Roteiro forte e elenco brilhante fazem de #AVozSupremadoBlues um ótimo filme

Um dia na vida de músicos na década de 1920. Um dia na vida de músicos NEGROS na década de 1920. Esse é, muito resumidamente, o plot de "A Voz Suprema do Blues". A ida a um estúdio para a gravação de algumas músicas, o que seria algo fácil e simples para alguns, se torna uma verdadeira saga com pequenas lutas a cada passo dos personagens do filme. Se passa em 1920, mas infelizmente é bem atual. Olhares preconceituosos nas ruas, ter que argumentar duas vezes mais para sustentar um argumento ou ter que ser insistentemente enfático em como gostaria de ser pago pelo seu trabalho são apenas aguns exemplos de situações mostradas no filme.

Dois personagens tem destaque para exemplificar essa luta diária contra o racismo naquele quentíssimo dia em Chicago: Ma Rainey, personagem real mas que pouco conhecemos profundamente, afinal, não se trata exatamente de uma biografia, e Levee, personagem fictício (mas muito real) que carrega consigo a vontade de poder ser um homem realmente livre e que tem na garganta vários gritos abafados. Com isso, chegamos aos dois grandes trunfos do filme: o roteiro com falas bem construídas, fortes, importantes e o elenco extremamente talentoso e entregue. 
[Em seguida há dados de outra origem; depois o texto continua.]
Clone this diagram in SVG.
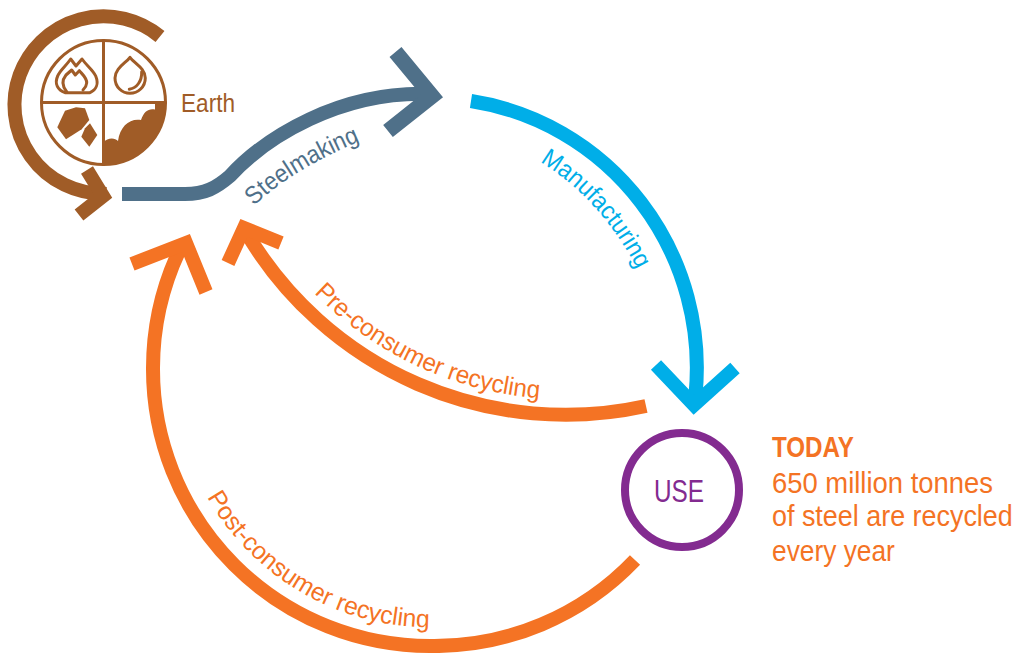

Chadwick Boseman (Levee) rouba o filme pra si e o que seria um personagem coadjuvante se torna o grande destaque do filme. Ele possui monólogos que mostram sua incrível entrega para o personagem mas mesmo em cenas menos importantes o cara está com um brilho fenomenal. Diante de tanto talento é triste pensar que esse foi seu último trabalho e quanta coisa boa poderia nascer com ele, porém, ao mesmo tempo, é bonito, até poético, ver que esse último trabalho seja tão brilhante, com um tema tão importante e que o próprio Boseman levantava a bandeira na sua vida fora das telas. Perdemos um grande talento.
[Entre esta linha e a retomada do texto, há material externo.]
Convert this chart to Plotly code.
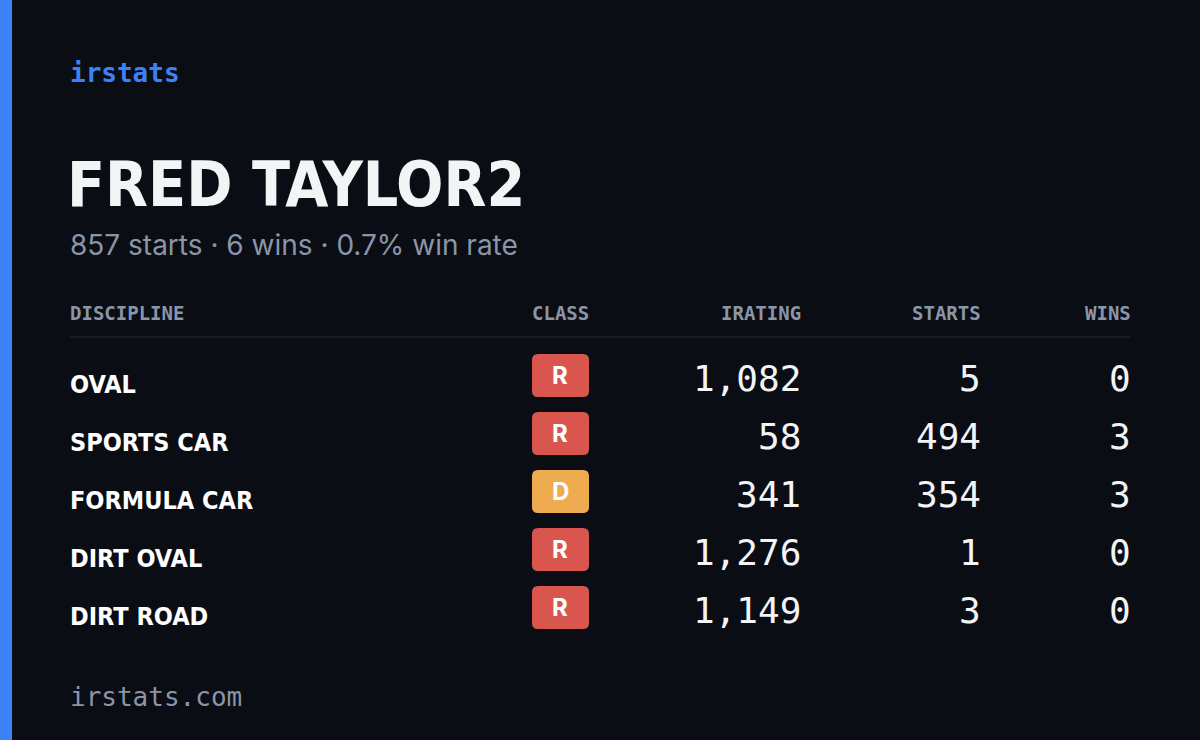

Mesmo com Boseman se destacando, a presença de Viola Davis (Ma Rainey) é, por si só, um evento. Se ela não abrisse a boca ficaríamos olhando pra tela, vendo aquela figura iluminada, aguardando que a mesma falasse alguma coisa. E ela não só fala como entrega uma performance maravilhosa, bem trabalhada, pensada e está bem diferente de outros trabalhos, com maquiagem propositalmente exagerada, prótese de dentes de ouro e sempre muito suada. Viola é Viola, simplesmente maravilhosa. 

Com um pouco menos tempo de tela mas não com menos eficácia, os músicos da banda, encabeçados por Colman Domingo (Cutler), são pura simpatia, entrosamento e entrega. Além de Domingo, Glynn Turman (Toledo), Michael Potts (Slow Drag) e o jovem Dusan Brown (Sylvester, o sobrinho de Ma) merecem ser lembrados. Um suporte de peso para Boseman e Davis brilharem. 

"A Voz Suprema do Blues" tem uma bela fotografia que valoriza a pele negra e acerta na ambientação daquele dia com altas temperaturas e o clima claustrofóbico do estúdio onde a maior parte da ação se passa, porém, entretanto, escorrega na adaptação peça de teatro - filme. Tanto nas marcações do elenco como na forma que algumas cenas foram enquadradas, é constante a sensação de que estamos vendo uma peça filmada. George C. Wolfe poderia ter se esforçado mais nesse quesito mas o trabalho feito com os atores, e dos atores, é tão espetacular que quase ignoramos os pontos negativos. 

Filmaço e está disponível na Netflix.